>> start

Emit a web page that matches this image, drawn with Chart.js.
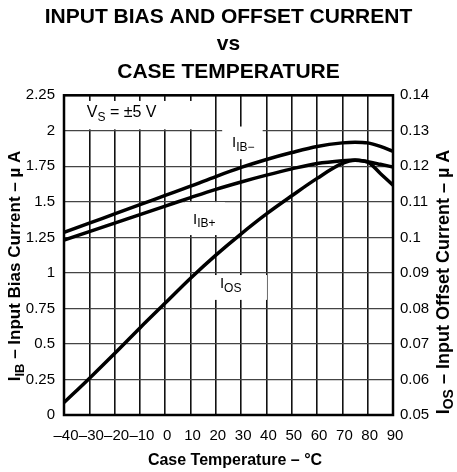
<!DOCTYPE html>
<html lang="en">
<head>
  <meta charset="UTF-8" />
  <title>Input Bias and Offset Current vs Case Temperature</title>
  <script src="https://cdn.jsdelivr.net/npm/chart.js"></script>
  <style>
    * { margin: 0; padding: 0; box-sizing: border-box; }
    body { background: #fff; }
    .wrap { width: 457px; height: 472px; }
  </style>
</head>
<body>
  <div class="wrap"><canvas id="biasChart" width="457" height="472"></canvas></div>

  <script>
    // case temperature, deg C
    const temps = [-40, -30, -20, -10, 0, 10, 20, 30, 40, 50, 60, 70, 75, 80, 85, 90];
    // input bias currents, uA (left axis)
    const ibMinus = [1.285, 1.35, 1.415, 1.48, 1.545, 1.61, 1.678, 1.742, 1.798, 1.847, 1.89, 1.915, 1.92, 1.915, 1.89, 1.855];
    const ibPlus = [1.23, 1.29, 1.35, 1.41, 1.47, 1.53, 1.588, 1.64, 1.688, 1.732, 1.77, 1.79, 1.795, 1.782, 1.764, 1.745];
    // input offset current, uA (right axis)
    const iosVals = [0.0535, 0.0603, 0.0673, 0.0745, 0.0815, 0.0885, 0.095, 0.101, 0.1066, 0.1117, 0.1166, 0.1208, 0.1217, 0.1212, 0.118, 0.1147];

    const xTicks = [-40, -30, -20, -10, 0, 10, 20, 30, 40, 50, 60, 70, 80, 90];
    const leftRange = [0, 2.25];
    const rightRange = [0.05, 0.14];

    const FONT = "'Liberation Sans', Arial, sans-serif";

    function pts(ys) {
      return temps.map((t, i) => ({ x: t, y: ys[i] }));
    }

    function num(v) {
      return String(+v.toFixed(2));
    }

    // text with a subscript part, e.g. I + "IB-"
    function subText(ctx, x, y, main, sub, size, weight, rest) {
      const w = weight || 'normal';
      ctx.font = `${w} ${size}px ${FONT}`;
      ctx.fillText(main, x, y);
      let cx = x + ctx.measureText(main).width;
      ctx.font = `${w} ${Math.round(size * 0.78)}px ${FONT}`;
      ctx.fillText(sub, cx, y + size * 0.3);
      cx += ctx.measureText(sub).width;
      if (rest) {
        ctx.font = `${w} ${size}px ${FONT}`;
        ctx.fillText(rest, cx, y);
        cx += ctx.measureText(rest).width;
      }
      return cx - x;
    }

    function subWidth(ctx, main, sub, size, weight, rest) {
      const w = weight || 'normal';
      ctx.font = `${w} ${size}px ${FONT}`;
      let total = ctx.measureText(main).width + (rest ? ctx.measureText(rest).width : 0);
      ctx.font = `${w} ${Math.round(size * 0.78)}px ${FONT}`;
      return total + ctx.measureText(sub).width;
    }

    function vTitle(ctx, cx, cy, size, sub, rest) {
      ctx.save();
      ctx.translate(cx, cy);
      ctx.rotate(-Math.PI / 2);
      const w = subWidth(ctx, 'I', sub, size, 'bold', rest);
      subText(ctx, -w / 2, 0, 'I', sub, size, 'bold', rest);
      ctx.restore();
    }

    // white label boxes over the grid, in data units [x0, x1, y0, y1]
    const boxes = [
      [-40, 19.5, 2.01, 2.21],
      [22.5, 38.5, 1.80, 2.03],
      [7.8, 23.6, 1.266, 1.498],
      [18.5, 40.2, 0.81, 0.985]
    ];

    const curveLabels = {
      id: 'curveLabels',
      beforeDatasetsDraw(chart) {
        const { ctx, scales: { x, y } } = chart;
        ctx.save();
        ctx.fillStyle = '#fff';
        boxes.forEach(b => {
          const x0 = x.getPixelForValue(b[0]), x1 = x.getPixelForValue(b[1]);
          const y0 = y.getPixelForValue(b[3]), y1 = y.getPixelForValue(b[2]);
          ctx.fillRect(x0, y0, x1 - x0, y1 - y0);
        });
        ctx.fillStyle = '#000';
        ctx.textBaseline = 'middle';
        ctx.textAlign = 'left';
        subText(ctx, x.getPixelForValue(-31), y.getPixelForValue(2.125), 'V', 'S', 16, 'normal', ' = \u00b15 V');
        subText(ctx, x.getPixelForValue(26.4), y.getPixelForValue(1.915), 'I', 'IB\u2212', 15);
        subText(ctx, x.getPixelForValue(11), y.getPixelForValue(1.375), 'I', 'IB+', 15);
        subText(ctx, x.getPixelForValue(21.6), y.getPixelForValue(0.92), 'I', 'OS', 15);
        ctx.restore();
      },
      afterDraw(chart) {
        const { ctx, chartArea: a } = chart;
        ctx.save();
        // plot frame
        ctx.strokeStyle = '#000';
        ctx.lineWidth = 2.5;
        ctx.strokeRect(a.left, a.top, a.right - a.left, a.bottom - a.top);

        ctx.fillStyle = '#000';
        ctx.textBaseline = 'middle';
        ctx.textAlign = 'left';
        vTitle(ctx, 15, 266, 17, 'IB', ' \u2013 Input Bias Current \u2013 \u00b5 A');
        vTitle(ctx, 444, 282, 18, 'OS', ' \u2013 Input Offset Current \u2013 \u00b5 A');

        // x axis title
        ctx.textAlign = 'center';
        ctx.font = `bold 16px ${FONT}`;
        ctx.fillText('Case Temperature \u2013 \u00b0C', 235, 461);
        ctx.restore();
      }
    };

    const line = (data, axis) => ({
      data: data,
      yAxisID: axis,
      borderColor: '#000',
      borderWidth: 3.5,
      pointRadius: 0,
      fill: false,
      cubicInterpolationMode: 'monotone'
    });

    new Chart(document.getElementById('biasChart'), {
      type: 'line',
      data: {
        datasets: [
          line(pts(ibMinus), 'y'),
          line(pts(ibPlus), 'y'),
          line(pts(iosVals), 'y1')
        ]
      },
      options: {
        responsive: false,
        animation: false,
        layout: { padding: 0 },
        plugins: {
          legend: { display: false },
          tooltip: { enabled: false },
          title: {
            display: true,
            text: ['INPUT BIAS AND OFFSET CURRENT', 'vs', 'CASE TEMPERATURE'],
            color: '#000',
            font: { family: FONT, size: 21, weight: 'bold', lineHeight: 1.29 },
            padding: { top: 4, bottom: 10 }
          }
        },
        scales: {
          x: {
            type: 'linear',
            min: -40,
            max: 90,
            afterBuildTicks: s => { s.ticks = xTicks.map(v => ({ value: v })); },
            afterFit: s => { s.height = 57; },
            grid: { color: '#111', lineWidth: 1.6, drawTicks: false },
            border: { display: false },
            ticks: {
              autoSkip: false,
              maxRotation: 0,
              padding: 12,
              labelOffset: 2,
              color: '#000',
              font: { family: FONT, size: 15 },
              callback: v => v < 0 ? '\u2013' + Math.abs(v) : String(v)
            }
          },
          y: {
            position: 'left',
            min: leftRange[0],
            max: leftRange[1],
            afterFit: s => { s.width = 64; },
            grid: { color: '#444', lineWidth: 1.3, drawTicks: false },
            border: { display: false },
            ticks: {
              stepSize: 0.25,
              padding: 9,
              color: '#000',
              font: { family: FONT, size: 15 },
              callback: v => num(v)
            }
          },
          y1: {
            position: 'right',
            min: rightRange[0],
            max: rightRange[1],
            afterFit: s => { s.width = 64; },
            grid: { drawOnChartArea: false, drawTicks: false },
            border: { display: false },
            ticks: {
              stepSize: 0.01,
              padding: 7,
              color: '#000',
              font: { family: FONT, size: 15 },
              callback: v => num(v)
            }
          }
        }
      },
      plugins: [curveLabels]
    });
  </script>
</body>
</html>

>> end
>> start

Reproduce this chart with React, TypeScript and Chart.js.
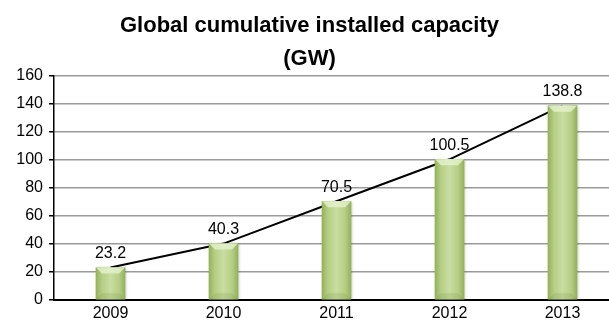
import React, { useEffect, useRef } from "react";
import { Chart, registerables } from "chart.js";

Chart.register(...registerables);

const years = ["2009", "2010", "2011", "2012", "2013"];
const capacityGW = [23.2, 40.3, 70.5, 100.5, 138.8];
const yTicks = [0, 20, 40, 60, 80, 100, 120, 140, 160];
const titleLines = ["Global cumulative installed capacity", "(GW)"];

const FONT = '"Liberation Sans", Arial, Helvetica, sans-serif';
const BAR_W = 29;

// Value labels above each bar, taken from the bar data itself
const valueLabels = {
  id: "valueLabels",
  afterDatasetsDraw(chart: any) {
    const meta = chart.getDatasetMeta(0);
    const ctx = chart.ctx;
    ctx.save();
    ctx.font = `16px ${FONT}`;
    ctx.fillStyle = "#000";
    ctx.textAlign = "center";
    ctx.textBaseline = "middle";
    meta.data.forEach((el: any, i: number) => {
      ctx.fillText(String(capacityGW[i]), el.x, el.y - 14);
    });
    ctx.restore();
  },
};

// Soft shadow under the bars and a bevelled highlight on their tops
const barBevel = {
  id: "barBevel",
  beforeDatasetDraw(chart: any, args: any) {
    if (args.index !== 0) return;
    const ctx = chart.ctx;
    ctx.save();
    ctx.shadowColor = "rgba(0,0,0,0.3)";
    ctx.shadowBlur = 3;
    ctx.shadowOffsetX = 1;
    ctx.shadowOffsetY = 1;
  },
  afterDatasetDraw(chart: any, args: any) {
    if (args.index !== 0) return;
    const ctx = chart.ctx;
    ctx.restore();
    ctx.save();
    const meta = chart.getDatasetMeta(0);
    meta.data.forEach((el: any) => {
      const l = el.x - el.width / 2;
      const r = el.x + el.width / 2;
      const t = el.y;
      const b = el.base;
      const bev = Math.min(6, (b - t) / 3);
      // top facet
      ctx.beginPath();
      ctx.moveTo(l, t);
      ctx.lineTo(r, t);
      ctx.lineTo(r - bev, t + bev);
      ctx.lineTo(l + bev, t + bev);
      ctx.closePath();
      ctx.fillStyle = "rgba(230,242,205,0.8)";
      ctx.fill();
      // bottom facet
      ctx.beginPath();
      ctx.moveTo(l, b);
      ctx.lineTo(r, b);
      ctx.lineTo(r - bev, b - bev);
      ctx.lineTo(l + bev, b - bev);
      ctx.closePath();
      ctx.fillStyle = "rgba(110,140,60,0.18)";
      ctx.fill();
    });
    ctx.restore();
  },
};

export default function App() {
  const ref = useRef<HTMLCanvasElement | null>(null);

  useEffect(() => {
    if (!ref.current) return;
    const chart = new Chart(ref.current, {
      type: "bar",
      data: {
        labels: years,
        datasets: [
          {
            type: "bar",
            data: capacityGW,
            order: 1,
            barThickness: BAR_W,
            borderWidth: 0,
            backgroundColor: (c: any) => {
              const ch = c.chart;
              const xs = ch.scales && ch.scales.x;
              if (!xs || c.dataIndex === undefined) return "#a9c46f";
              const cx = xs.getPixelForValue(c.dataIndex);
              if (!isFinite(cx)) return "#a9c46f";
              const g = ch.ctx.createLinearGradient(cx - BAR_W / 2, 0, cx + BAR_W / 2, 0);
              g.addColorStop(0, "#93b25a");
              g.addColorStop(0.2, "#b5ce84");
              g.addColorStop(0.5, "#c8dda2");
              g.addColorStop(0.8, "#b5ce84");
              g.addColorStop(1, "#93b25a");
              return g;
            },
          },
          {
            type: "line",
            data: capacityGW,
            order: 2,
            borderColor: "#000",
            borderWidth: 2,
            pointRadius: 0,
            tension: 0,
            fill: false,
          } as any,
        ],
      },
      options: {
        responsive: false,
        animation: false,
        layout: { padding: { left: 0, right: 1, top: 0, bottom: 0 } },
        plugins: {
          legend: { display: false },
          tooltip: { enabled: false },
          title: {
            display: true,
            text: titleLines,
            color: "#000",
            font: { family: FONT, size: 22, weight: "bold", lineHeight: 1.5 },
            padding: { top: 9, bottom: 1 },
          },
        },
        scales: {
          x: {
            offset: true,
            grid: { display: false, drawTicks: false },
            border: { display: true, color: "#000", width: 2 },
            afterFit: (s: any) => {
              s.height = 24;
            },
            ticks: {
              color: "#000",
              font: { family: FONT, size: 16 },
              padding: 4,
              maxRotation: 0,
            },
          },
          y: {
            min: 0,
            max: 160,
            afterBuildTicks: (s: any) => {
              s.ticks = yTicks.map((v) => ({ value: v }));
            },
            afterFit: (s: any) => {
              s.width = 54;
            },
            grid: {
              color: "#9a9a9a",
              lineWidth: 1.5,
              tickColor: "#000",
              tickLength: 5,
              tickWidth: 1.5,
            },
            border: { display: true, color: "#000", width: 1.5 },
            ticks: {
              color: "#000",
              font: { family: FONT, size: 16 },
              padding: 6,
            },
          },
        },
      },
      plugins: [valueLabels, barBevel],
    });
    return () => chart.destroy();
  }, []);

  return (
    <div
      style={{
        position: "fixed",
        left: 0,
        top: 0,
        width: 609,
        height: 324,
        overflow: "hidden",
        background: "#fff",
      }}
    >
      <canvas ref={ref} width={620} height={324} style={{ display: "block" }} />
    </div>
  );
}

>> end

DIRECTIONS FOR THIS TASK - Reproduce only the lines running from the one that has "Reproduce this chart" through the one that has "const BAR_W = 29;", ends included. Any pictures in that stretch should not be copied.

SOLUTION TO THIS TASK -
Reproduce this chart with React, TypeScript and Chart.js.
import React, { useEffect, useRef } from "react";
import { Chart, registerables } from "chart.js";

Chart.register(...registerables);

const years = ["2009", "2010", "2011", "2012", "2013"];
const capacityGW = [23.2, 40.3, 70.5, 100.5, 138.8];
const yTicks = [0, 20, 40, 60, 80, 100, 120, 140, 160];
const titleLines = ["Global cumulative installed capacity", "(GW)"];

const FONT = '"Liberation Sans", Arial, Helvetica, sans-serif';
const BAR_W = 29;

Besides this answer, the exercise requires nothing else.